The companies also began extensive tree-trimming operations aimed at reducing the impact of falling limbs–a major contributor to last year’s power outages–and  began repairs to the damaged electric systems.

On Friday, JCP&L in a press release from First Energy Corp., its parent company, said there is the chance power outages could last seven to 10 days.

"While it appears that New Jersey has the potential to be the hardest-hit area, this massive weather event has the potential to cause damage across a large portion of First Energy's service territory," said Brian Kolts, a First Energy meteorologist, in the press release.

JCP&L said it has 700 First Energy personnel secured for storm recovery work, as well as 500 to 600 electrical contractors and 1,000 tree contractors.

Public Service Electric & Gas Co., the state's largest utility, said it has requested 1,300 linemen and 600 tree contractors from utilities in other states to help out if the storm hits.

PSE&G said is taking the following steps:

  • Ensuring that all available personnel are ready to respond beginning this weekend.
  • Arranging for contractors, including tree crews, to assist the utility’s own skilled workforce.
  • Ensuring that additional supplies, such as poles, transformers and other pole-top equipment, are on hand.
  • Ensuring that all vehicles are fueled and ready to go.
  • Testing generators at utility locations.
  • Checking locations for potential flooding and taking precautions, such as using sandbags to help divert water from substation equipment
  • Coordinating with county OEMs to keep them updated on outages and restoration efforts.

PSE&G contact information:

To report downed wires or power outages, customers should call PSE&G’s Customer Service line at 1-800-436-PSEG. PSE&G uses an automated system to handle customer calls as efficiently as possible. Customers who get an automated response when calling PSE&G are encouraged to use it, as it is designed to route their calls to the right destination quickly. The system also provides the option to speak directly to a customer service representative. If you have specific information regarding damage to wires, transformers or poles, we ask that you speak with a representative to provide that information.

Customers with a handheld device, or who are at an alternate location with power, can also report power outages and view the status of their outage by logging in to My Account at pseg.com. General outage activity throughout our service territory is available online at www.pseg.com/outagecenter and updates are posted on pseg.com during severe weather.

In addition, if outages are widespread, the utility will activate its Twitter page to keep the public informed about our restoration progress. Sign up as a follower at http://twitter.com/psegdelivers to monitor restoration progress.

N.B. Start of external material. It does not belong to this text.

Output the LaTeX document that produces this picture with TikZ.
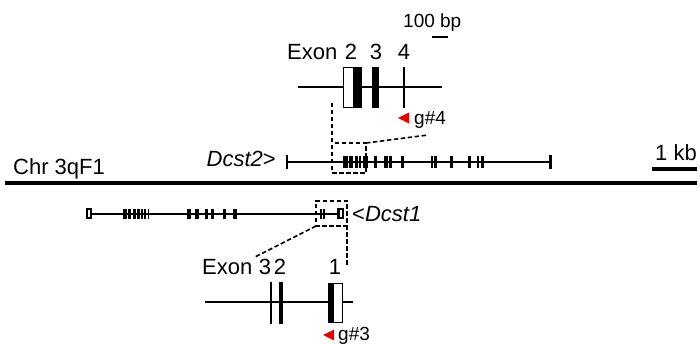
\documentclass[tikz,border=0pt]{standalone}
\usepackage{fontspec}
\setmainfont{Liberation Sans}
\definecolor{guideRed}{RGB}{232,0,0}
\begin{document}
\begin{tikzpicture}[x=1pt,y=-1pt,
      lbl/.style={font=\fontsize{22}{24}\selectfont, inner sep=0pt},
      small/.style={font=\fontsize{19}{21}\selectfont, inner sep=0pt},
      gene/.style={line width=2.4pt},
      chrom/.style={line width=4pt},
      exon/.style={fill=black},
      utr/.style={draw=black, fill=white, line width=1.5pt},
      zoomline/.style={line width=1.6pt, dash pattern=on 4.5pt off 2.5pt},
      guide/.style={fill=guideRed}]
      \useasboundingbox (0,0) rectangle (699,344);

      % chromosome
      \coordinate (chrL) at (5,183);
      \coordinate (chrR) at (697,183);
      \draw[chrom] (chrL) -- (chrR);
      \node[lbl, anchor=base west] (chrLabel) at (13,175) {Chr 3qF1};
      \coordinate (kbL) at (652,169);
      \coordinate (kbR) at (697,169);
      \draw[line width=3.2pt] (kbL) -- (kbR);
      \node[lbl, anchor=base west] (kbLabel) at (655,161) {1 kb};

      % Dcst2 gene
      \coordinate (dcstTwoL) at (286,162);
      \coordinate (dcstTwoR) at (551,162);
      \draw[gene] (dcstTwoL) -- (dcstTwoR);
      \draw[line width=2.4pt] (287,155) -- (287,169);
      \draw[line width=3pt] (550.5,155) -- (550.5,169);
      \foreach \a/\b in {342.5/347.5,348.5/352.5,355/357.5,358.5/361,
          363/367.5,374/376.5,384/387.5,389/391.5,400.5/403.5,430.5/433,
          434/436.5,449.5/452.5,467.5/470.5,476.5/479,480.5/483.5}{
        \fill[exon] (\a,156) rectangle (\b,168);}
      \node[lbl, anchor=base east] (dcstTwoLabel) at (276,167) {\textit{Dcst2}>};

      % Dcst1 gene
      \coordinate (dcstOneL) at (86,214);
      \coordinate (dcstOneR) at (342,214);
      \draw[gene] (dcstOneL) -- (dcstOneR);
      \filldraw[utr, line width=2pt] (86.5,209.5) rectangle (91,218.5);
      \foreach \a/\b in {123/126.5,127.5/130.5,133/135.5,137/139.5,141/143,
          144/146,147.5/149,187/190.5,195/198.5,204.5/208,210.5/213.5,
          223/225.5,233/236.5,319.5/321.5,322.5/324.5}{
        \fill[exon] (\a,209) rectangle (\b,219);}
      \filldraw[utr, line width=2pt] (337.5,209.5) rectangle (342.5,218.5);
      \fill[exon] (337,209) rectangle (340,219);
      \node[lbl, anchor=base west] (dcstOneLabel) at (352,222) {<\textit{Dcst1}};

      % inset exons 2-4 of Dcst2
      \node[small, anchor=base west] (bpLabel) at (403,28) {100 bp};
      \coordinate (bpL) at (432,37);
      \coordinate (bpR) at (448,37);
      \draw[line width=2.6pt] (bpL) -- (bpR);
      \node[lbl, anchor=base west] (exonTop) at (287,60) {Exon};
      \node[lbl, anchor=base] (exTwo) at (351,60) {2};
      \node[lbl, anchor=base] (exThree) at (376,60) {3};
      \node[lbl, anchor=base] (exFour) at (404,60) {4};
      \coordinate (insetTopL) at (298,87);
      \coordinate (insetTopR) at (442,87);
      \draw[gene] (insetTopL) -- (insetTopR);
      \filldraw[utr] (343.5,67.5) rectangle (361.5,107.5);
      \fill[exon] (353,67) rectangle (362,108);
      \fill[exon] (372,67) rectangle (379,108);
      \draw[line width=2.4pt] (404,67) -- (404,108);
      \fill[guide] (398,118) -- (409,112.5) -- (409,123.5) -- cycle;
      \node[small, anchor=base west] (gFour) at (414,125) {g\#4};

      % zoom lines, top
      \coordinate (boxTopA) at (332,143);
      \coordinate (boxTopB) at (366,173);
      \coordinate (zoomTopStart) at (332,103);
      \coordinate (zoomTopEnd) at (428,135);
      \draw[zoomline] (zoomTopStart) -- (boxTopA |- boxTopB) -- (boxTopB)
        -- (boxTopB |- boxTopA) -- (boxTopA);
      \draw[zoomline] (boxTopB |- boxTopA) -- (zoomTopEnd);

      % inset exons 1-3 of Dcst1
      \node[lbl, anchor=base west] (exonBot) at (202,275) {Exon};
      \node[lbl, anchor=base] (exThreeB) at (265,275) {3};
      \node[lbl, anchor=base] (exTwoB) at (280,275) {2};
      \node[lbl, anchor=base] (exOneB) at (335,275) {1};
      \coordinate (insetBotL) at (205,302);
      \coordinate (insetBotR) at (353,302);
      \draw[gene] (insetBotL) -- (insetBotR);
      \draw[line width=1.8pt] (271,282) -- (271,324);
      \draw[line width=3.2pt] (281,282) -- (281,324);
      \filldraw[utr] (328.5,283.5) rectangle (342.5,322.5);
      \fill[exon] (328,283) rectangle (334,323);
      \fill[guide] (323,335) -- (334,329.5) -- (334,340.5) -- cycle;
      \node[small, anchor=base west] (gThree) at (338,341) {g\#3};

      % zoom lines, bottom
      \coordinate (boxBotA) at (316,201);
      \coordinate (boxBotB) at (347,226);
      \coordinate (zoomBotStart) at (347,265);
      \coordinate (zoomBotEnd) at (255,257);
      \draw[zoomline] (zoomBotStart) -- (boxBotB |- boxBotA) -- (boxBotA)
        -- (boxBotA |- boxBotB) -- (boxBotB);
      \draw[zoomline] (boxBotA |- boxBotB) -- (zoomBotEnd);
    \end{tikzpicture}
\end{document}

JCP&L contact information:

Customers who are without power should call 1-888-LIGHTSS (1-888-544-4877) to report their outage or click the "Report Outage" link on www.firstenergycorp.com via smartphone.

For updated information on the company's storm preparation efforts, current outages, FirstEnergy's storm restoration process and tips for staying safe, customers are urged to visit the 24/7 Power Center at www.firstenergycorp.com/outages. The operating companies will also provide updates via Twitter at JCP&L: @JCP_L

Experts recommend homeowners secure the following emergency supplies:

  • Keep a flashlight and extra batteries handy. Use care when burning candles; open flames are a fire hazard.
  • Gather extra blankets or a sleeping bag for each person. Do not use gas stoves, kerosene heaters or other open-flame heat sources to prevent deadly carbon monoxide gas from building up in your home.
  • If you have a water well and pump, keep an emergency supply of bottled water and/or fill your bathtub with fresh water.
  • Stock an emergency supply of convenience foods that do not require cooking.
  • Keep a battery-powered radio with extra batteries on hand. Tune in to a local radio station for current storm information.
  • Have a hard-wired telephone or a charged cell phone handy in the event you need to report your electricity is out.
  • Mobile phones can be charged in your vehicle using a car charger when power is out.
  • If you have a smart phone, this will ensure you have access to online information sources.